Dengan demikian, masjid semakin berjaya, semakin tinggi penghimpunannya, dan jamaahnya semakin banyak yang sejahtera.
"Jadi kehadiran lembaga zakat untuk bisa masuk ke masjid harus bisa memposisikan diri bahwa mereka adalah partnernya masjid yang justru akan meningkatkan kemanfaatan yang lebih besar buat masjid, bukan buat lembaga zakatnya. Insya Allah masjid akan lebih mudah menerima bila paradigma yang dibangun seperti itu," tuturnya.
Imam mengakui, pekerjaan rumah lembaga zakat untuk meraih kepercayaan masyarakat masih banyak. Upaya lembaga zakat yang ada untuk mendapatkan kepercayaan masyarakat, di sisi lain, telah luar biasa. Misalnya dengan melakukan proses audit pada akhir tahun bukunya dan telah menyampaikan berbagai laporan serta berbagai upaya lain.
"Tetapi kepercayaan yang diharapkan tumbuh ternyata tidak signifikan dengan proses yang telah diberlakukan dengan cukup luar biasa dari lembaga zakat yang ada. Berarti harus dicari, apa penyebab utama masyarakat masih belum yakin bayar zakat ke lembaga zakat, itu yang harus dikejar," imbuhnya.
Lembaga Amil Zakat Muhammadiyah (Lazismu) merilis hasil survei terkait dampak sosial-ekonomi Covid-19 terhadap perilaku berderma.

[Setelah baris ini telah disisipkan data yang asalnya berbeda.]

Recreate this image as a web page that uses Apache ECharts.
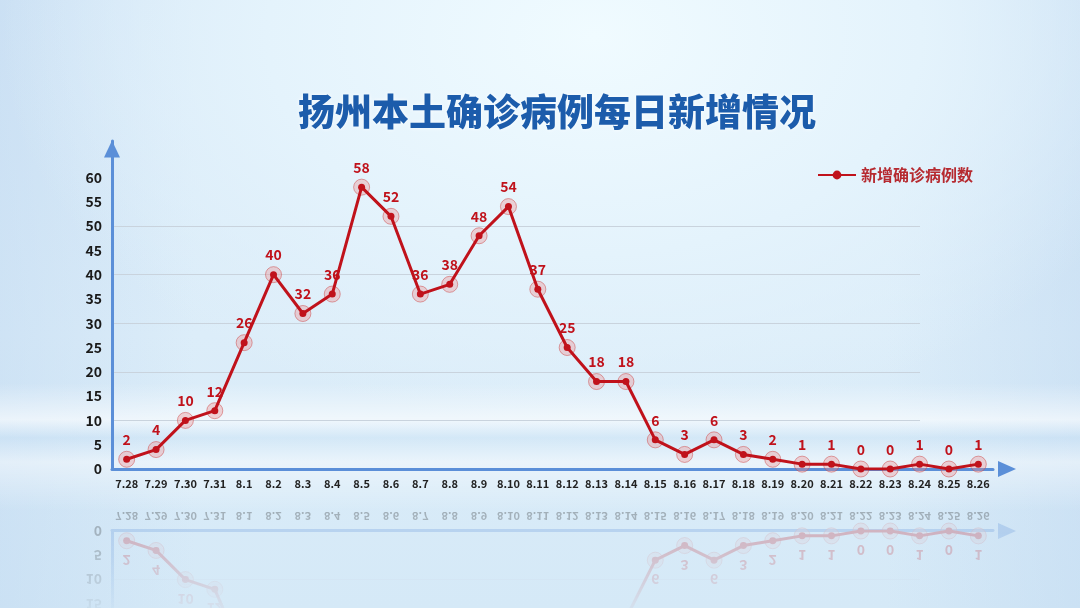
<!DOCTYPE html>
<html>
<head>
<meta charset="utf-8">
<script src="https://cdn.jsdelivr.net/npm/echarts@6/dist/echarts.min.js"></script>
<style>
  html, body { margin: 0; padding: 0; }
  body {
    width: 1080px; height: 608px; overflow: hidden; position: relative;
    background:
      linear-gradient(180deg, rgba(255,255,255,0) 63%, rgba(255,255,255,0.6) 69%, rgba(200,225,245,0.35) 72%, rgba(255,255,255,0.45) 76%, rgba(255,255,255,0) 84%),
      radial-gradient(ellipse 55% 65% at 55% 6%, #f0fbff 0%, #e4f3fc 55%, rgba(228,241,251,0) 100%),
      linear-gradient(90deg, rgba(190,215,240,0.45) 0%, rgba(190,215,240,0) 18%, rgba(190,215,240,0) 82%, rgba(190,215,240,0.45) 100%),
      linear-gradient(180deg, #d6e8f7 0%, #dcedf9 55%, #d5e9f7 100%);
  }
  #chart { position: absolute; left: 0; top: 0; width: 1080px; height: 608px; }
  #mirror {
    position: absolute; left: 0; top: 500px; width: 1080px; height: 108px; overflow: hidden;
    -webkit-mask-image: linear-gradient(180deg, rgba(0,0,0,0.32) 0%, rgba(0,0,0,0.2) 50%, rgba(0,0,0,0.04) 100%);
    mask-image: linear-gradient(180deg, rgba(0,0,0,0.32) 0%, rgba(0,0,0,0.2) 50%, rgba(0,0,0,0.04) 100%);
  }
  #mirrorChart {
    position: absolute; left: 0; top: -500px; width: 1080px; height: 608px;
    transform: scaleY(-1); transform-origin: 50% 500px;
  }
</style>
</head>
<body>
<div id="mirror"><div id="mirrorChart"></div></div>
<div id="chart"></div>
<script>
const titleText = '扬州本土确诊病例每日新增情况';
const seriesName = '新增确诊病例数';
const dates = ['7.28', '7.29', '7.30', '7.31', '8.1', '8.2', '8.3', '8.4', '8.5', '8.6',
  '8.7', '8.8', '8.9', '8.10', '8.11', '8.12', '8.13', '8.14', '8.15', '8.16',
  '8.17', '8.18', '8.19', '8.20', '8.21', '8.22', '8.23', '8.24', '8.25', '8.26'];
const newCases = [2, 4, 10, 12, 26, 40, 32, 36, 58, 52,
  36, 38, 48, 54, 37, 25, 18, 18, 6, 3,
  6, 3, 2, 1, 1, 0, 0, 1, 0, 1];
const yTickMax = 60;

const red = '#c0121b';
const axisBlue = '#5b8fd8';
const font = '"Noto Sans CJK SC", "Noto Sans", sans-serif';

function buildOption(withHeader) {
  const option = {
    animation: false,
    textStyle: { fontFamily: font },
    grid: [
      { left: 112, right: 87, top: 141, bottom: 139 },
      // only for the light gridlines 10..50, which stop short of the axis end
      { left: 112, right: 160, top: 226, bottom: 139 }
    ],
    xAxis: [
      {
        type: 'category', data: dates, gridIndex: 0,
        axisLine: { lineStyle: { color: axisBlue, width: 3 }, symbol: ['none', 'triangle'], symbolSize: [16, 18], symbolOffset: [0, 14] },
        axisTick: { show: false },
        axisLabel: { interval: 0, color: '#222', fontSize: 11, fontWeight: 'bold', margin: 9, fontFamily: font }
      },
      { type: 'value', gridIndex: 1, show: false, min: 0, max: 1 }
    ],
    yAxis: [
      {
        type: 'value', gridIndex: 0, min: 0, max: 67.5, interval: 5,
        axisLine: { show: true, lineStyle: { color: axisBlue, width: 3 }, symbol: ['none', 'triangle'], symbolSize: [16, 17], symbolOffset: [0, -8] },
        axisTick: { show: false },
        splitLine: { show: false },
        axisLabel: {
          color: '#1a1a1a', fontSize: 14, fontWeight: 'bold', margin: 10, fontFamily: font,
          formatter: v => (v <= yTickMax ? String(v) : '')
        }
      },
      {
        type: 'value', gridIndex: 1, min: 0, max: 50, interval: 10,
        axisLine: { show: false }, axisTick: { show: false }, axisLabel: { show: false },
        splitLine: { show: true, lineStyle: { color: '#c9d3dd', width: 1 } }
      }
    ],
    series: [
      {
        name: 'halo', type: 'line', data: newCases, z: 1, silent: true,
        lineStyle: { width: 0 }, symbol: 'circle', symbolSize: 16,
        itemStyle: { color: 'rgba(238,140,140,0.35)', borderColor: 'rgba(205,70,70,0.5)', borderWidth: 1 }
      },
      {
        name: seriesName, type: 'line', data: newCases, z: 3,
        lineStyle: { color: red, width: 3 },
        symbol: 'circle', symbolSize: 7, showAllSymbol: true,
        itemStyle: { color: red },
        label: { show: true, position: 'top', distance: 9, color: red, fontSize: 14, fontWeight: 'bold', fontFamily: font }
      }
    ]
  };
  if (withHeader) {
    option.title = {
      text: titleText, left: 293, top: 88,
      textStyle: {
        fontFamily: font, fontSize: 37, fontWeight: 900, color: '#1c5cab',
        textShadowColor: 'rgba(255,255,255,0.9)', textShadowBlur: 4
      }
    };
    option.legend = {
      data: [seriesName], left: 812, top: 162, itemWidth: 38, itemHeight: 11, itemGap: 10,
      textStyle: { color: '#b62a30', fontSize: 16, fontWeight: 'bold', fontFamily: font }
    };
  }
  return option;
}

const chart = echarts.init(document.getElementById('chart'));
chart.setOption(buildOption(true));
const mirror = echarts.init(document.getElementById('mirrorChart'));
mirror.setOption(buildOption(false));
</script>
</body>
</html>
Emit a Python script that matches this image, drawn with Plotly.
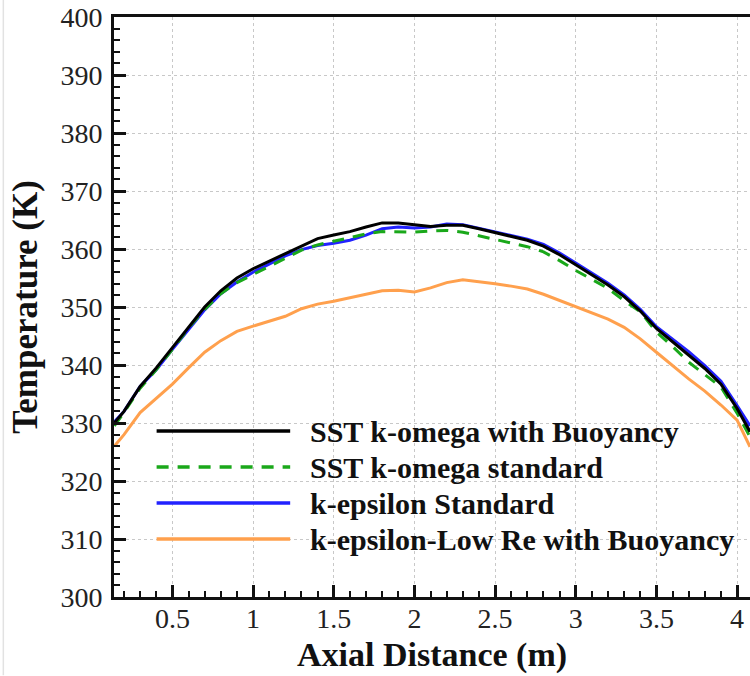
import plotly.graph_objects as go

# Axial positions (m)
axial_distance = [0.14, 0.2, 0.3, 0.4, 0.5, 0.6, 0.7, 0.8, 0.9, 1.0,
                  1.1, 1.2, 1.3, 1.4, 1.5, 1.6, 1.7, 1.8, 1.9, 2.0,
                  2.1, 2.2, 2.3, 2.4, 2.5, 2.6, 2.7, 2.8, 2.9, 3.0,
                  3.1, 3.2, 3.3, 3.4, 3.5, 3.6, 3.7, 3.8, 3.9, 4.0, 4.08]

# Temperature profiles (K) for each turbulence model
sst_buoyancy = [330.0, 332.0, 336.3, 339.5, 343.0, 346.6, 350.0, 352.8, 355.0, 356.6,
                357.9, 359.2, 360.6, 361.8, 362.4, 363.0, 363.8, 364.5, 364.5, 364.2,
                363.9, 364.1, 364.1, 363.5, 362.8, 362.1, 361.5, 360.5, 359.0, 357.3,
                355.6, 353.8, 351.8, 349.3, 346.3, 344.0, 341.8, 339.4, 336.7, 332.5, 328.5]

sst_standard = [329.5, 331.8, 336.0, 339.2, 342.7, 346.4, 349.6, 352.3, 354.2, 355.6,
                357.0, 358.3, 359.8, 360.7, 361.3, 361.9, 362.6, 363.0, 363.0, 362.9,
                363.1, 363.2, 362.9, 362.3, 361.6, 361.0, 360.4, 359.5, 358.0, 356.3,
                354.8, 353.2, 351.1, 349.2, 345.7, 343.2, 340.5, 338.3, 336.2, 331.7, 327.6]

ke_standard = [330.2, 332.0, 336.3, 339.2, 342.7, 346.2, 349.5, 352.3, 354.3, 356.0,
               357.4, 358.8, 359.9, 360.6, 361.0, 361.5, 362.4, 363.5, 363.8, 363.6,
               363.8, 364.3, 364.2, 363.6, 362.9, 362.3, 361.7, 360.8, 359.3, 357.6,
               355.9, 354.1, 352.1, 349.6, 346.6, 344.5, 342.3, 339.9, 337.2, 333.0, 329.5]

ke_lowre_buoyancy = [326.0, 328.0, 331.8, 334.3, 336.7, 339.5, 342.2, 344.2, 345.8, 346.7,
                     347.5, 348.4, 349.7, 350.5, 351.0, 351.6, 352.3, 352.8, 352.9, 352.6,
                     353.3, 354.2, 354.7, 354.4, 354.0, 353.6, 353.1, 352.2, 351.1, 350.0,
                     349.0, 347.9, 346.5, 344.5, 342.2, 339.9, 337.6, 335.5, 333.1, 330.5, 325.9]

series_names = ["SST k-omega with Buoyancy", "SST k-omega standard",
                "k-epsilon Standard", "k-epsilon-Low Re with Buoyancy"]
series_values = [sst_buoyancy, sst_standard, ke_standard, ke_lowre_buoyancy]
series_colors = ["#000000", "#1aa81a", "#2222ff", "#ffa04d"]
series_dash = ["solid", "12px,9px", "solid", "solid"]

x_ticks = [0.5, 1, 1.5, 2, 2.5, 3, 3.5, 4]
y_ticks = [300, 310, 320, 330, 340, 350, 360, 370, 380, 390, 400]

SERIF = "Liberation Serif"
TICKFONT = dict(family="Times New Roman", size=28, color="#222222", weight="normal")

fig = go.Figure()
# Draw the orange profile first so the others sit on top
for idx in [3, 2, 1, 0]:
    fig.add_trace(go.Scatter(
        x=axial_distance, y=series_values[idx], mode="lines",
        name=series_names[idx], showlegend=False,
        line=dict(color=series_colors[idx], width=3, dash=series_dash[idx]),
    ))

# Hand-built legend: long line samples with bold labels
legend_rows_y = [0.286, 0.224, 0.162, 0.100]
shapes = []
annotations = []
for name, color, dash, yy in zip(series_names, series_colors, series_dash, legend_rows_y):
    shapes.append(dict(type="line", xref="paper", yref="paper",
                       x0=0.067, x1=0.277, y0=yy, y1=yy,
                       line=dict(color=color, width=3.5, dash=dash)))
    annotations.append(dict(xref="paper", yref="paper", x=0.305, y=yy,
                            xanchor="left", yanchor="middle", showarrow=False,
                            text="<b>%s</b>" % name,
                            font=dict(family=SERIF, size=30, color="#111111")))

# faint frame edge on the far left
shapes.append(dict(type="line", xref="paper", yref="paper",
                   x0=-0.174, x1=-0.174, y0=-0.135, y1=1.03,
                   line=dict(color="#e2e2e2", width=1.5)))

grid = dict(showgrid=True, gridcolor="#c8c8c8", gridwidth=1, griddash="dot")

fig.update_layout(
    width=750, height=676,
    margin=dict(l=114, r=0, t=17, b=79),
    paper_bgcolor="white", plot_bgcolor="white",
    font=dict(family=SERIF, color="#222222"),
    shapes=shapes, annotations=annotations,
    xaxis=dict(
        range=[0.138, 4.08], tickmode="array", tickvals=x_ticks,
        ticktext=[("%g" % v) for v in x_ticks],
        ticks="inside", ticklen=12, tickwidth=2.5, tickcolor="#111111",
        minor=dict(dtick=0.1, ticks="inside", ticklen=6, tickwidth=1.5,
                   tickcolor="#111111", showgrid=False),
        showline=True, linecolor="#111111", linewidth=3, mirror=True,
        zeroline=False, ticklabelstandoff=-6,
        tickfont=TICKFONT,
        title=dict(text="<b>Axial Distance (m)</b>", standoff=10,
                   font=dict(family=SERIF, size=34, color="#111111")),
        **grid,
    ),
    yaxis=dict(
        range=[300, 400], tickmode="array", tickvals=y_ticks,
        ticks="inside", ticklen=12, tickwidth=2.5, tickcolor="#111111",
        minor=dict(dtick=2, ticks="inside", ticklen=6, tickwidth=1.5,
                   tickcolor="#111111", showgrid=False),
        showline=True, linecolor="#111111", linewidth=3, mirror=False,
        zeroline=False, ticklabelstandoff=3,
        tickfont=TICKFONT,
        title=dict(text="<b>Temperature (K)</b>", standoff=13,
                   font=dict(family=SERIF, size=35, color="#111111")),
        **grid,
    ),
)

fig.write_html("out.html")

Survei yang dilakukan Februari-Maret 2021 ini menyebut masih banyak masyarakat yang enggan menyalurkan zakat maupun donasinya ke lembaga zakat resmi. Sebanyak 61,5 persen responden menyebut menyalurkan zakat fitrah melalui masjid atau mushala. 22,8 persen langsung kepada mustahik dan 27,5 persen ke lembaga zakat.